Sintang (Antara Kalbar) - Ratusan ribu bibit sawit milik PT SHP di Desa Gurung Sengiang terancam tidak tertanam, karena masyarakat tidak mau menyerahkan lahannya lagi untuk perkebunan sawit.
Bahkan lahan yang sudah diberikan oleh masyarakat tidak diizinkan untuk digarap. Ketua DAD Kecamatan Serawai, Nico S. Ahong saat menghubungi Antara, Jumat menyampaikan pola pembagian 70:30 persen itu saat merugikan masyarakat.
"Sebab masyarakat masih dibebankan biaya-biaya operasional penggarapan kebun plasma seperti pemeliharaan. Sementara yang 70 persen itu murni untuk perusahaan saja," ungkapnya.
Selain itu, masyarakat dikenakan beban kredit yang sangat tinggi yakni Rp58 juta per hektarenya.
Menurut dia, kalau lahan yang diserahkan itu merupakan milik umum, masyarakat tidak terlalu mempersoalkannya.

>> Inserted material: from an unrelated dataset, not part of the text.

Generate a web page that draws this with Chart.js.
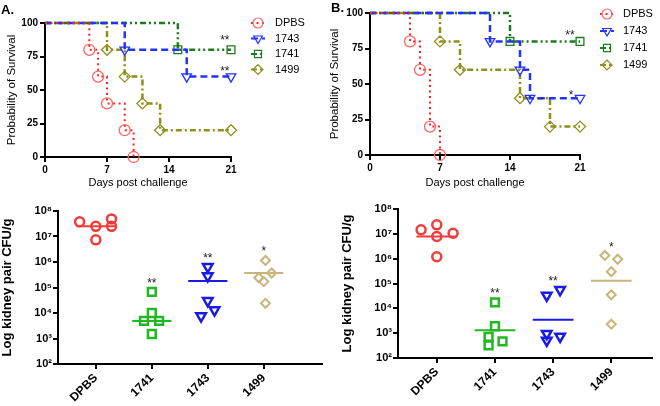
<!DOCTYPE html>
<html>
<head>
<meta charset="utf-8">
<script src="https://cdn.jsdelivr.net/npm/chart.js"></script>
<style>
  body { margin: 0; background: #fff; width: 660px; height: 406px; position: relative; overflow: hidden; font-family: "Liberation Sans", Arial, sans-serif; }
  canvas { position: absolute; }
  .tag { position: absolute; font-weight: bold; font-size: 13px; line-height: 13px; }
</style>
</head>
<body>
<canvas id="kmA" width="330" height="195" style="left:0;top:0"></canvas>
<canvas id="kmB" width="330" height="195" style="left:330px;top:0"></canvas>
<canvas id="cfuA" width="330" height="211" style="left:0;top:195px"></canvas>
<canvas id="cfuB" width="330" height="211" style="left:330px;top:195px"></canvas>
<div class="tag" style="left:1px;top:3px">A.</div>
<div class="tag" style="left:331px;top:1px">B.</div>
<script>
// survival series (legend order)
const kmSeries = ['DPBS', '1743', '1741', '1499'];

const daysA = [
    [0, 5, 6, 7, 9, 10],
    [0, 9, 16, 21],
    [0, 15, 21],
    [0, 7, 9, 11, 13, 21]
];
const survA = [
    [100, 80, 60, 40, 20, 0],
    [100, 80, 60, 60],
    [100, 80, 80],
    [100, 80, 60, 40, 20, 20]
];
const daysB = [
    [0, 4, 5, 6, 7],
    [0, 12, 15, 16, 21],
    [0, 14, 21],
    [0, 7, 9, 15, 18, 21]
];
const survB = [
    [100, 80, 60, 20, 0],
    [100, 80, 60, 40, 40],
    [100, 80, 80],
    [100, 80, 60, 40, 20, 20]
];
const starsA = [['**', 20.3, 87], ['**', 20.3, 64]];
const starsB = [['**', 20, 84], ['*', 20.1, 42]];

// kidney burden (category order)
const groups = ['DPBS', '1741', '1743', '1499'];

const cfuA = [
    [3.8e7, 2.5e7, 7.4e6, 4.9e7, 2.5e7],
    [6.8e4, 1.0e4, 4.9e3, 4.9e3, 1.5e3],
    [6.5e5, 2.8e5, 3.0e4, 7.6e3, 1.3e4],
    [1.15e6, 2.4e5, 3.7e5, 1.7e5, 2.4e4]
];
const jitterA = [
    [-0.29, 0, 0, 0.28, 0.28],
    [0, 0, -0.14, 0.13, 0],
    [0, 0, 0, -0.12, 0.12],
    [0.03, -0.09, 0.14, 0, 0.03]
];
const centerA = [2.5e7, 4.9e3, 1.8e5, 3.7e5];
const sigA = ['', '**', '**', '*'];

const cfuB = [
    [1.45e7, 2.3e7, 7.8e6, 1.05e7, 1.2e6],
    [1.75e4, 1.9e3, 7.1e2, 4.7e2, 3.2e2],
    [3.3e4, 5.6e4, 9.5e2, 5.1e2, 7.4e2],
    [1.35e6, 9.5e5, 3.0e5, 3.5e4, 2.3e3]
];
const jitterB = [
    [-0.27, 0, 0, 0.28, 0],
    [0, 0, -0.11, 0.13, -0.11],
    [-0.11, 0.12, -0.11, -0.11, 0.12],
    [-0.11, 0.11, 0, 0, 0]
];
const centerB = [7.8e6, 1.3e3, 3.5e3, 1.3e5];
const sigB = ['', '**', '**', '*'];

Chart.defaults.font.family = '"Liberation Sans", Arial, sans-serif';
Chart.defaults.color = '#000';

const kmStyle = [
    { line: '#ff2020', mark: '#ff6666', dash: [2, 3.5], width: 2, shape: 'circle', rot: 0 },
    { line: '#2233ff', mark: '#2233ff', dash: [7, 4], width: 2.5, shape: 'triangle', rot: 180 },
    { line: '#1d7a1d', mark: '#1d7a1d', dash: [6, 3, 2, 3, 2, 3], width: 2.5, shape: 'rect', rot: 0 },
    { line: '#8f8f1a', mark: '#8f8f1a', dash: [6, 3, 2, 3], width: 2.5, shape: 'rectRot', rot: 0 }
];
const dotStyle = [
    { color: '#f03c3c', shape: 'circle', rot: 0, r: 4.5, w: 2.5 },
    { color: '#22b822', shape: 'rect', rot: 0, r: 5.5, w: 2.5 },
    { color: '#1a1ae6', shape: 'triangle', rot: 180, r: 5.5, w: 2.5 },
    { color: '#c9b47a', shape: 'rectRot', rot: 0, r: 4.5, w: 2 }
];
const sup = { 2: '\u00b2', 3: '\u00b3', 4: '\u2074', 5: '\u2075', 6: '\u2076', 7: '\u2077', 8: '\u2078' };

// legend with line segment + open marker
const kmLegend = {
    id: 'kmLegend',
    afterDraw(chart, args, opts) {
        const ctx = chart.ctx;
        chart.data.datasets.forEach((ds, i) => {
            const y = opts.y + i * opts.gap;
            ctx.save();
            ctx.strokeStyle = ds.borderColor;
            ctx.lineWidth = 2;
            ctx.setLineDash(ds.borderDash);
            ctx.beginPath();
            ctx.moveTo(opts.x - 7, y);
            ctx.lineTo(opts.x + 7, y);
            ctx.stroke();
            ctx.setLineDash([]);
            ctx.strokeStyle = ds.pointBorderColor;
            ctx.fillStyle = 'rgba(255,255,255,0)';
            ctx.lineWidth = 1.2;
            Chart.helpers.drawPoint(ctx, { pointStyle: ds.pointStyle, rotation: ds.pointRotation, radius: 5, borderWidth: 1.2 }, opts.x, y);
            ctx.fillStyle = '#000';
            ctx.font = '11px "Liberation Sans", Arial, sans-serif';
            ctx.textBaseline = 'middle';
            ctx.fillText(ds.label, opts.textX, y);
            ctx.restore();
        });
    }
};

// significance marks placed in data units
const starText = {
    id: 'starText',
    afterDraw(chart, args, opts) {
        const ctx = chart.ctx;
        ctx.save();
        ctx.fillStyle = '#222';
        ctx.font = '12px "Liberation Sans", Arial, sans-serif';
        ctx.textAlign = 'center';
        ctx.textBaseline = 'middle';
        opts.items.forEach(([t, x, y]) => {
            ctx.fillText(t, chart.scales.x.getPixelForValue(x), chart.scales.y.getPixelForValue(y));
        });
        ctx.restore();
    }
};

function axisBase() {
    return {
        grid: { drawOnChartArea: false, color: '#000', lineWidth: 2, tickLength: 5 },
        border: { color: '#000', width: 2 }
    };
}

function kmChart(id, days, surv, stars, geo) {
    const datasets = kmSeries.map((name, i) => ({
        label: name,
        data: days[i].map((d, j) => ({ x: d, y: surv[i][j] })),
        stepped: true,
        showLine: true,
        clip: false,
        borderColor: kmStyle[i].line,
        borderWidth: kmStyle[i].width,
        borderDash: kmStyle[i].dash,
        pointStyle: kmStyle[i].shape,
        pointRotation: kmStyle[i].rot,
        pointRadius: days[i].map((d, j) => j === 0 ? 0 : 5.5),
        pointBorderColor: kmStyle[i].mark,
        pointBackgroundColor: 'rgba(0,0,0,0)',
        pointBorderWidth: 1.3
    }));

    new Chart(document.getElementById(id), {
        type: 'scatter',
        data: { datasets: datasets },
        options: {
            responsive: false,
            animation: false,
            layout: { padding: { left: 0, right: geo.right, top: geo.top, bottom: 0 } },
            plugins: {
                legend: { display: false },
                tooltip: { enabled: false },
                kmLegend: geo.legend,
                starText: { items: stars }
            },
            scales: {
                x: Object.assign(axisBase(), {
                    type: 'linear', min: 0, max: 21,
                    ticks: { stepSize: 7, font: { size: 10, weight: 'bold' }, padding: 2 },
                    title: { display: true, text: 'Days post challenge', font: { size: 11 }, padding: { top: 0, bottom: 5 } },
                    afterFit(s) { s.height = geo.xh; }
                }),
                y: Object.assign(axisBase(), {
                    min: 0, max: 100,
                    ticks: { stepSize: 25, font: { size: 10, weight: 'bold' }, padding: 2 },
                    title: { display: true, text: 'Probability of Survival', font: { size: 11.5 }, padding: { top: geo.ytitle, bottom: 0 } },
                    afterFit(s) { s.width = geo.yw; }
                })
            }
        },
        plugins: [kmLegend, starText]
    });
}

function cfuChart(id, values, jitter, centers, sig, geo) {
    const datasets = [];
    groups.forEach((g, i) => {
        datasets.push({
            label: g,
            data: values[i].map((v, j) => ({ x: i + jitter[i][j], y: v })),
            clip: false,
            pointStyle: dotStyle[i].shape,
            pointRotation: dotStyle[i].rot,
            pointRadius: dotStyle[i].r,
            pointBorderColor: dotStyle[i].color,
            pointBackgroundColor: 'rgba(255,255,255,0)',
            pointBorderWidth: dotStyle[i].w
        });
        datasets.push({
            label: g + ' center',
            data: [{ x: i - 0.35, y: centers[i] }, { x: i + 0.35, y: centers[i] }],
            showLine: true,
            pointRadius: 0,
            borderColor: dotStyle[i].color,
            borderWidth: 2
        });
    });
    const stars = groups.map((g, i) => [sig[i], i, Math.max(...values[i]) * Math.pow(10, 0.33)]).filter(s => s[0]);

    new Chart(document.getElementById(id), {
        type: 'scatter',
        data: { datasets: datasets },
        options: {
            responsive: false,
            animation: false,
            layout: { padding: { left: 0, right: 0, top: geo.top, bottom: 0 } },
            plugins: {
                legend: { display: false },
                tooltip: { enabled: false },
                starText: { items: stars }
            },
            scales: {
                x: Object.assign(axisBase(), {
                    type: 'linear', min: geo.xmin, max: geo.xmax,
                    afterBuildTicks(s) { s.ticks = groups.map((g, i) => ({ value: i })); },
                    ticks: {
                        callback: v => groups[v],
                        minRotation: 45, maxRotation: 45,
                        font: { size: 12, weight: 'bold' }, padding: 2
                    },
                    afterFit(s) { s.height = geo.xh; }
                }),
                y: Object.assign(axisBase(), {
                    type: 'logarithmic', min: 1e2, max: 1e8,
                    afterBuildTicks(s) { s.ticks = [2, 3, 4, 5, 6, 7, 8].map(e => ({ value: Math.pow(10, e) })); },
                    ticks: {
                        callback: v => '10' + sup[Math.round(Math.log10(v))],
                        font: { size: 11, weight: 'bold' }, padding: 1
                    },
                    title: { display: true, text: 'Log kidney pair CFU/g', font: { size: 13, weight: 'bold' }, padding: { top: geo.ytitle, bottom: 0 } },
                    afterFit(s) { s.width = geo.yw; }
                })
            }
        },
        plugins: [starText]
    });
}

kmChart('kmA', daysA, survA, starsA, {
    right: 99, top: 23, xh: 38, yw: 45, ytitle: 5,
    legend: { x: 258, textX: 275, y: 23, gap: 15.5 }
});
kmChart('kmB', daysB, survB, starsB, {
    right: 80, top: 13, xh: 40, yw: 40, ytitle: -2,
    legend: { x: 277, textX: 293, y: 14, gap: 17 }
});
cfuChart('cfuA', cfuA, jitterA, centerA, sigA, {
    top: 16, xh: 42, yw: 58, ytitle: 0, xmin: -0.676, xmax: 4.04
});
cfuChart('cfuB', cfuB, jitterB, centerB, sigB, {
    top: 14, xh: 48, yw: 68, ytitle: 10, xmin: -0.667, xmax: 3.7
});
</script>
</body>
</html>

Tapi lahan yang akan diserahkan pada perusahaan itu merupakan milik pribadi masyarakat dan terdapat tanam tumbuhnya.
"Akibat kekecewaan masyarakat inilah akhirnya mereka tidak mau menyerahkan lahannya," terang Ahong.

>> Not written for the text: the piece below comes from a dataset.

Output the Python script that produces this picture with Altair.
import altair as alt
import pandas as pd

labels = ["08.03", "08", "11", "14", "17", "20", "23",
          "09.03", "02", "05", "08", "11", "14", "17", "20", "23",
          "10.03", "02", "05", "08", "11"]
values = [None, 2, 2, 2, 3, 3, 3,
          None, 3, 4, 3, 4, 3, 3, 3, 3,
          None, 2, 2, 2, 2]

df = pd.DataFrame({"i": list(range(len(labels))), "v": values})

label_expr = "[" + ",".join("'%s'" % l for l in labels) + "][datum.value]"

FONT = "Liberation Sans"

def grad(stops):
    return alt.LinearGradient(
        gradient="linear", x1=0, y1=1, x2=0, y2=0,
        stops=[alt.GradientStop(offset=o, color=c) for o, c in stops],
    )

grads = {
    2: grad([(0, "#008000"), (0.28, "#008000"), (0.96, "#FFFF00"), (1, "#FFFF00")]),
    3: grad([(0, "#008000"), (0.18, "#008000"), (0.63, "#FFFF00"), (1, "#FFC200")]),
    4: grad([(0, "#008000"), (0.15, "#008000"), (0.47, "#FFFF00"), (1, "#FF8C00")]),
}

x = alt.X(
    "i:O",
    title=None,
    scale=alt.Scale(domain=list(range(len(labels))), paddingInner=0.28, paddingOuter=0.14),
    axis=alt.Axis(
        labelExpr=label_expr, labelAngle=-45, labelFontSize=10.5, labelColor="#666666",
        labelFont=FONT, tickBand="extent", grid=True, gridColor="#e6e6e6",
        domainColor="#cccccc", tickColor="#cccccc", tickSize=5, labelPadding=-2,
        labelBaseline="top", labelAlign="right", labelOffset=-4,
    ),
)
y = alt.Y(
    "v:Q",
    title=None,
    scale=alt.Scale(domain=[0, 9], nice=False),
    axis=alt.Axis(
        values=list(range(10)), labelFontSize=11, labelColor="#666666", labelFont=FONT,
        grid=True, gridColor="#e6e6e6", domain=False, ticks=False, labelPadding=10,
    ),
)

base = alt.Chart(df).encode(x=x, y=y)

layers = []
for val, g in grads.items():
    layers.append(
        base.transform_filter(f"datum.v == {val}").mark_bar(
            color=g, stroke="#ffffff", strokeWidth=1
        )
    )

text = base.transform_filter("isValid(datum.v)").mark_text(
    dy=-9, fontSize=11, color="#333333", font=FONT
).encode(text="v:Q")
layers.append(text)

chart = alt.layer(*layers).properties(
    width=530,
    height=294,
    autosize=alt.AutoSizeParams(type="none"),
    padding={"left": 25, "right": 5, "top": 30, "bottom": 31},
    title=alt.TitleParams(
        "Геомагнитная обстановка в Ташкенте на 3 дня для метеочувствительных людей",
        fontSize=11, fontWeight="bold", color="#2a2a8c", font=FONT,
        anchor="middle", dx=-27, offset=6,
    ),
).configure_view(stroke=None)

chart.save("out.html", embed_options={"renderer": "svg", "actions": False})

Bahkan sekarang ini, menurut dia, ada beberapa desa yang membuat pernyataan menolak masuknya perkebunan sawit ini. "Pernyataan dari beberapa desa itu sudah masuk ke DAD Kecamatan Serawai," tuturnya.
Ahong mengatakan lahan yang akan digarap PT SHP tersebut merupakan rencana perluasan perkebunan sawit milik perusahaan itu. Masyarakat setelah melihat pola pembagian 70:30 persen dengan segala persyaratan lainnya, mereka akhirnya berpikir tidak mau menerima masuknya perkebunan sawit.
"Masyarakat juga belum tahu persis rincian dari pola pembagian 70:30 persen itu. Sama sekali petani tidak tahu isi perjanjiannya itu," katanya.